Requirement: Set down the data below from its first line to the line holding "Chart.register(...registerables);", inclusive; omit all pictures.

(Stored dataset items)
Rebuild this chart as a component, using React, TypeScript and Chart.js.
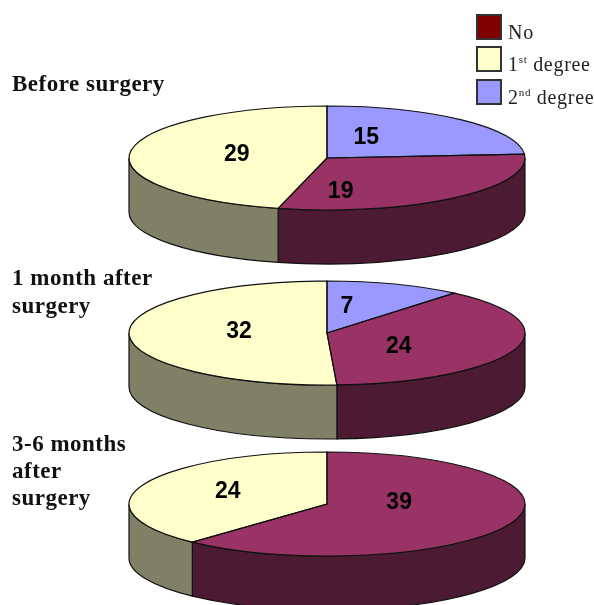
import React, { useEffect, useRef } from "react";
import { Chart, registerables } from "chart.js";

Chart.register(...registerables);

// Patient counts per period, clockwise from twelve o'clock.
const categories = ["2nd degree", "No", "1st degree"];
const beforeSurgery = [15, 19, 29];
const oneMonthAfter = [7, 24, 32];
const threeToSixMonths = [0, 39, 24];

const topColors = ["#9999FF", "#993366", "#FFFFCC"];
const sideColors = ["#4D4D80", "#4D1A33", "#808066"];

const RX = 198;
const RY = 52;
const DEPTH = 54;

const pies = [
  { name: "before", values: beforeSurgery, cx: 327, cy: 158, nudge: [[-28, -1], [-50, 14], [8, 0]] },
  { name: "month", values: oneMonthAfter, cx: 327, cy: 333, nudge: [[-14, -2], [-22, 5], [11, -2]] },
  { name: "later", values: threeToSixMonths, cx: 327, cy: 504, nudge: [[0, 0], [-20, -11], [-7, -3]] },
];

// Tilts a flat pie into a disc: side walls first, then the squashed top, then outlines and counts.
const discPlugin = {
  id: "disc",
  beforeDatasetsDraw(chart: any, _args: any, opts: any) {
    const ctx = chart.ctx;
    const arcs = chart.getDatasetMeta(0).data;
    ctx.save();
    ctx.lineWidth = 1.2;
    ctx.strokeStyle = "#111";
    arcs.forEach((arc: any, i: number) => {
      const a = Math.max(arc.startAngle, 0);
      const b = Math.min(arc.endAngle, Math.PI);
      if (b <= a) return;
      ctx.beginPath();
      ctx.ellipse(opts.cx, opts.cy, RX, RY, 0, a, b);
      ctx.ellipse(opts.cx, opts.cy + DEPTH, RX, RY, 0, b, a, true);
      ctx.closePath();
      ctx.fillStyle = sideColors[i];
      ctx.fill();
      ctx.stroke();
    });
    ctx.restore();

    const first = arcs[0];
    ctx.save();
    ctx.translate(opts.cx, opts.cy);
    ctx.scale(1, RY / RX);
    ctx.translate(-first.x, -first.y);
  },
  afterDatasetsDraw(chart: any, _args: any, opts: any) {
    const ctx = chart.ctx;
    ctx.restore();
    const arcs = chart.getDatasetMeta(0).data;
    const values = chart.data.datasets[0].data;

    ctx.save();
    ctx.lineWidth = 1.2;
    ctx.strokeStyle = "#111";
    arcs.forEach((arc: any) => {
      if (arc.endAngle - arc.startAngle <= 0) return;
      ctx.beginPath();
      ctx.moveTo(opts.cx, opts.cy);
      ctx.ellipse(opts.cx, opts.cy, RX, RY, 0, arc.startAngle, arc.endAngle);
      ctx.closePath();
      ctx.stroke();
    });

    ctx.fillStyle = "#000";
    ctx.font = "bold 23px 'Liberation Sans'";
    ctx.textAlign = "center";
    ctx.textBaseline = "middle";
    arcs.forEach((arc: any, i: number) => {
      if (!values[i]) return;
      const mid = (arc.startAngle + arc.endAngle) / 2;
      const x = opts.cx + 0.5 * RX * Math.cos(mid) + opts.nudge[i][0];
      const y = opts.cy + 0.5 * RY * Math.sin(mid) + opts.nudge[i][1];
      ctx.fillText(String(values[i]), x, y);
    });
    ctx.restore();
  },
};

function Pie({ pie }: { pie: (typeof pies)[number] }) {
  const ref = useRef<HTMLCanvasElement>(null);
  useEffect(() => {
    const chart = new Chart(ref.current!, {
      type: "pie",
      data: {
        labels: categories,
        datasets: [{ data: pie.values, backgroundColor: topColors, borderWidth: 0 }],
      },
      options: {
        responsive: false,
        animation: false,
        events: [],
        radius: RX,
        plugins: {
          legend: { display: false },
          tooltip: { enabled: false },
          disc: { cx: pie.cx, cy: pie.cy, nudge: pie.nudge },
        },
      } as any,
      plugins: [discPlugin],
    });
    return () => chart.destroy();
  }, [pie]);
  return <canvas ref={ref} width={594} height={605} style={{ position: "absolute", left: 0, top: 0 }} />;
}

const serif = "'Liberation Serif', serif";

const headings = [
  { text: "Before surgery", top: 71 },
  { text: "1 month after", top: 265 },
  { text: "surgery", top: 293 },
  { text: "3-6 months", top: 431 },
  { text: "after", top: 458 },
  { text: "surgery", top: 485 },
];

const legendRows = [
  { color: "#800000", top: 14, base: "No", sup: "" },
  { color: "#FFFFCC", top: 46, base: "1", sup: "st", rest: " degree" },
  { color: "#9999FF", top: 79, base: "2", sup: "nd", rest: " degree" },
];

export default function App() {
  return (
    <div style={{ position: "absolute", left: 0, top: 0, width: 594, height: 605, background: "#fff", overflow: "hidden" }}>
      {pies.map((p) => (
        <Pie key={p.name} pie={p} />
      ))}
      {headings.map((h, i) => (
        <div
          key={i}
          style={{ position: "absolute", left: 12, top: h.top, font: `bold 23px ${serif}`, letterSpacing: 0.5, lineHeight: "26px", whiteSpace: "nowrap", color: "#111" }}
        >
          {h.text}
        </div>
      ))}
      {legendRows.map((r) => (
        <React.Fragment key={r.base}>
          <div
            style={{ position: "absolute", left: 476, top: r.top, width: 22, height: 22, border: "2px solid #333", background: r.color }}
          />
          <div
            style={{ position: "absolute", left: 508, top: r.top + 5, font: `20px ${serif}`, letterSpacing: 0.7, lineHeight: "26px", whiteSpace: "nowrap", color: "#222" }}
          >
            {r.base}
            {r.sup && <sup style={{ fontSize: 11, lineHeight: 0 }}>{r.sup}</sup>}
            {r.rest}
          </div>
        </React.Fragment>
      ))}
    </div>
  );
}
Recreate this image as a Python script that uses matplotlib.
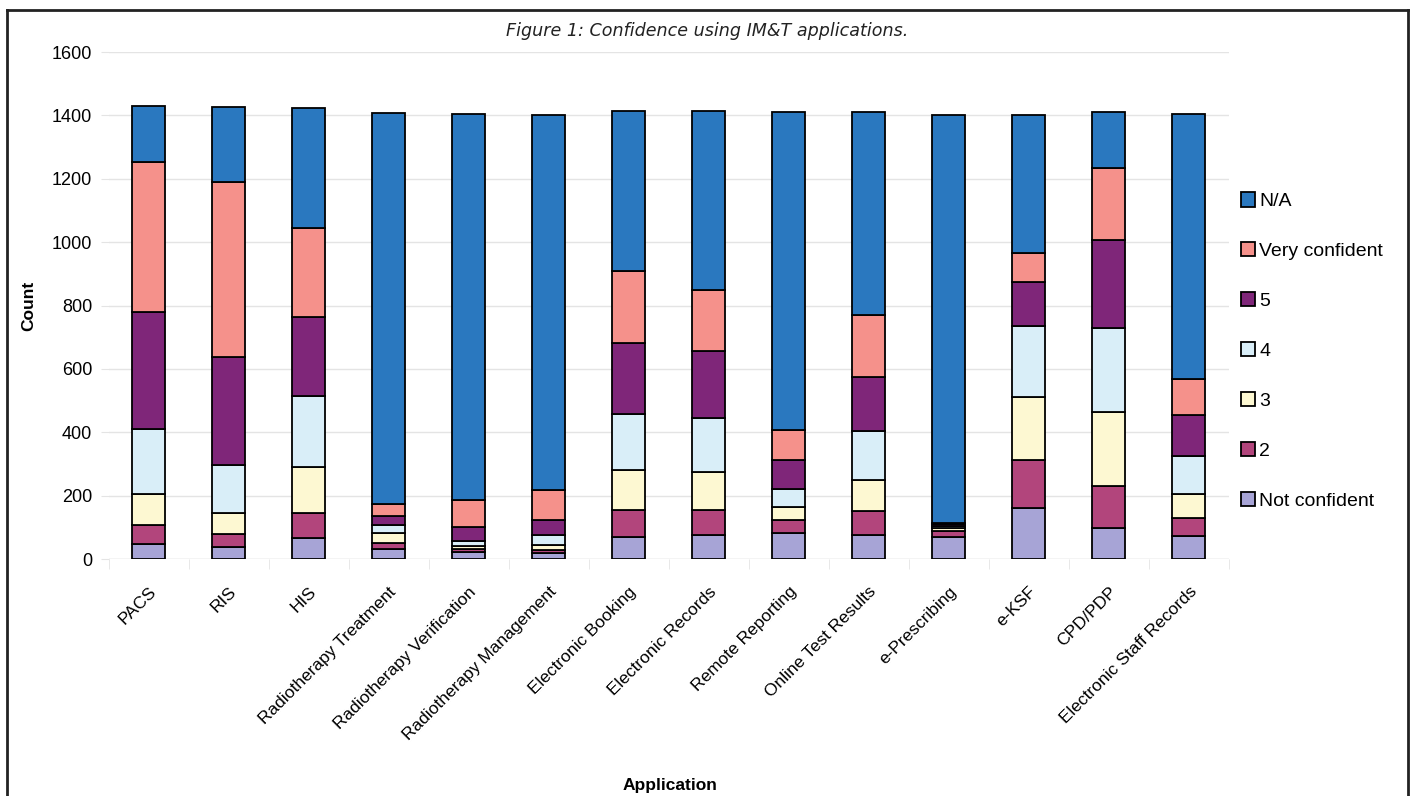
import matplotlib.pyplot as plt
from matplotlib.lines import Line2D
import numpy as np

# applications on the x axis
applications = ["PACS", "RIS", "HIS", "Radiotherapy Treatment", "Radiotherapy Verification",
                "Radiotherapy Management", "Electronic Booking", "Electronic Records",
                "Remote Reporting", "Online Test Results", "e-Prescribing", "e-KSF",
                "CPD/PDP", "Electronic Staff Records"]

# counts per confidence level (bottom of stack first)
not_confident = [49, 39, 67, 31, 21, 18, 68, 76, 82, 76, 70, 161, 97, 74]
level_2 = [57, 39, 79, 21, 11, 11, 86, 78, 42, 77, 18, 150, 134, 55]
level_3 = [100, 67, 143, 30, 10, 16, 127, 122, 40, 97, 9, 200, 232, 76]
level_4 = [204, 152, 226, 26, 16, 31, 178, 168, 57, 155, 8, 223, 267, 120]
level_5 = [370, 340, 250, 29, 42, 48, 224, 212, 90, 169, 6, 140, 277, 129]
very_confident = [472, 553, 279, 38, 87, 94, 226, 194, 95, 197, 4, 92, 228, 113]
not_applicable = [178, 238, 378, 1233, 1218, 1184, 506, 565, 1006, 641, 1287, 436, 177, 838]

series = [not_confident, level_2, level_3, level_4, level_5, very_confident, not_applicable]
series_names = ["Not confident", "2", "3", "4", "5", "Very confident", "N/A"]
colors = ["#a7a4d6", "#b2457c", "#fdf8d2", "#d9eef8", "#7f2679", "#f5918b", "#2a78bf"]

plt.rcParams['font.family'] = ['Liberation Sans', 'DejaVu Sans']

fig = plt.figure(figsize=(14.17, 7.96), dpi=100)
ax = fig.add_axes([0.0767, 0.2977, 0.7905, 0.6369])

x = np.arange(len(applications))
bottom = np.zeros(len(applications))
for values, name, color in zip(series, series_names, colors):
    ax.bar(x, values, width=0.41, bottom=bottom, color=color,
           edgecolor="black", linewidth=1.3, label=name, zorder=3)
    bottom += np.array(values)

ax.set_xlim(-0.5, len(applications) - 0.5)
ax.set_ylim(0, 1600)
ax.set_yticks(range(0, 1601, 200))
ax.tick_params(axis="y", labelsize=13, length=6, color="#e4e4e4", pad=6)
ax.yaxis.grid(True, color="#e4e4e4", linewidth=1, zorder=0)
ax.set_xticks(x)
ax.set_xticklabels(applications, rotation=45, ha="right", rotation_mode="anchor", fontsize=12.5)
ax.tick_params(axis="x", length=0, pad=18)
ax.set_xticks(np.arange(-0.5, len(applications), 1), minor=True)
ax.tick_params(axis="x", which="minor", length=7, color="#e4e4e4")
for s in ax.spines.values():
    s.set_visible(False)
ax.axhline(0, color="#e4e4e4", linewidth=1, zorder=1)

ax.set_ylabel("Count", fontsize=12.5, fontweight="bold", labelpad=11)
fig.text(0.473, 0.008, "Application", fontsize=12.5, fontweight="bold", ha="center")
fig.text(0.499, 0.955, "Figure 1: Confidence using IM&T applications.", fontsize=12.6,
         style="italic", family="DejaVu Sans", color="#222222", ha="center")

handles, labels = ax.get_legend_handles_labels()
ax.legend(handles[::-1], labels[::-1], loc="center left", bbox_to_anchor=(0.995, 0.41),
          frameon=False, fontsize=14, handlelength=0.75, handleheight=0.75,
          handletextpad=0.2, labelspacing=1.65)

# frame round the figure
frame = [Line2D([0.005, 0.005], [0.0, 0.987]), Line2D([0.005, 0.994], [0.987, 0.987]),
         Line2D([0.994, 0.994], [0.0, 0.987])]
for ln in frame:
    ln.set_color("#222222")
    ln.set_linewidth(2)
    ln.set_transform(fig.transFigure)
    fig.add_artist(ln)

plt.savefig("out.png")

Exercise output:
Rebuild this chart as a component, using React, TypeScript and Chart.js.
import React, { useEffect, useRef } from "react";
import { Chart, registerables } from "chart.js";

Chart.register(...registerables);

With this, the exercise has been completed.